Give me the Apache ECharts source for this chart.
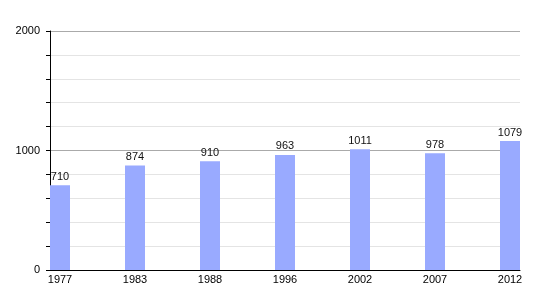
<!DOCTYPE html>
<html><head><meta charset="utf-8">
<script src="https://cdn.jsdelivr.net/npm/echarts@6/dist/echarts.min.js"></script>
<style>html,body{margin:0;padding:0;background:#fff}#c{width:550px;height:300px}</style>
</head><body><div id="c"></div>
<script>
const years = ['1977','1983','1988','1996','2002','2007','2012'];
const population = [710, 874, 910, 963, 1011, 978, 1079];
const yTickLabels = ['0','1000','2000'];

const chart = echarts.init(document.getElementById('c'), null, {renderer:'canvas'});
const font = 'Liberation Sans, Arial, sans-serif';
chart.setOption({
  animation:false,
  grid:{left:50, right:30, top:31, bottom:30},
  xAxis:{
    type:'value', min:-10/75, max:6+10/75,
    axisLine:{show:true, onZero:false, lineStyle:{color:'#000', width:1}},
    axisTick:{show:false},
    splitLine:{show:false},
    axisLabel:{customValues:years.map((_,i)=>i), formatter:v=>years[Math.round(v)], color:'#000', fontFamily:font, fontSize:11, margin:4}
  },
  yAxis:{
    type:'value', min:0, max:2000, interval:200,
    axisLine:{show:true, onZero:false, lineStyle:{color:'#000', width:1}},
    axisTick:{show:true, length:4, inside:false, lineStyle:{color:'#000'}},
    axisLabel:{color:'#000', fontFamily:font, fontSize:11, margin:10,
      formatter:v=> yTickLabels.includes(String(v)) ? String(v) : ''},
    splitLine:{show:true, lineStyle:{color:['#aaaaaa','#e4e4e4','#e4e4e4','#e4e4e4','#e4e4e4'], width:1}}
  },
  series:[{
    type:'bar', barWidth:20,
    data: population.map((v,i)=>[i,v]),
    itemStyle:{color:'#99aaff'},
    label:{show:true, position:'top', distance:3, color:'#111', fontFamily:font, fontSize:11, formatter:p=>p.value[1]}
  }]
});
</script></body></html>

What you need to do:
Copy the listing in full and without alteration, omitting every picture.

Correct output:
Give me the Apache ECharts source for this chart.
<!DOCTYPE html>
<html><head><meta charset="utf-8">
<script src="https://cdn.jsdelivr.net/npm/echarts@6/dist/echarts.min.js"></script>
<style>html,body{margin:0;padding:0;background:#fff}#c{width:550px;height:300px}</style>
</head><body><div id="c"></div>
<script>
const years = ['1977','1983','1988','1996','2002','2007','2012'];
const population = [710, 874, 910, 963, 1011, 978, 1079];
const yTickLabels = ['0','1000','2000'];

const chart = echarts.init(document.getElementById('c'), null, {renderer:'canvas'});
const font = 'Liberation Sans, Arial, sans-serif';
chart.setOption({
  animation:false,
  grid:{left:50, right:30, top:31, bottom:30},
  xAxis:{
    type:'value', min:-10/75, max:6+10/75,
    axisLine:{show:true, onZero:false, lineStyle:{color:'#000', width:1}},
    axisTick:{show:false},
    splitLine:{show:false},
    axisLabel:{customValues:years.map((_,i)=>i), formatter:v=>years[Math.round(v)], color:'#000', fontFamily:font, fontSize:11, margin:4}
  },
  yAxis:{
    type:'value', min:0, max:2000, interval:200,
    axisLine:{show:true, onZero:false, lineStyle:{color:'#000', width:1}},
    axisTick:{show:true, length:4, inside:false, lineStyle:{color:'#000'}},
    axisLabel:{color:'#000', fontFamily:font, fontSize:11, margin:10,
      formatter:v=> yTickLabels.includes(String(v)) ? String(v) : ''},
    splitLine:{show:true, lineStyle:{color:['#aaaaaa','#e4e4e4','#e4e4e4','#e4e4e4','#e4e4e4'], width:1}}
  },
  series:[{
    type:'bar', barWidth:20,
    data: population.map((v,i)=>[i,v]),
    itemStyle:{color:'#99aaff'},
    label:{show:true, position:'top', distance:3, color:'#111', fontFamily:font, fontSize:11, formatter:p=>p.value[1]}
  }]
});
</script></body></html>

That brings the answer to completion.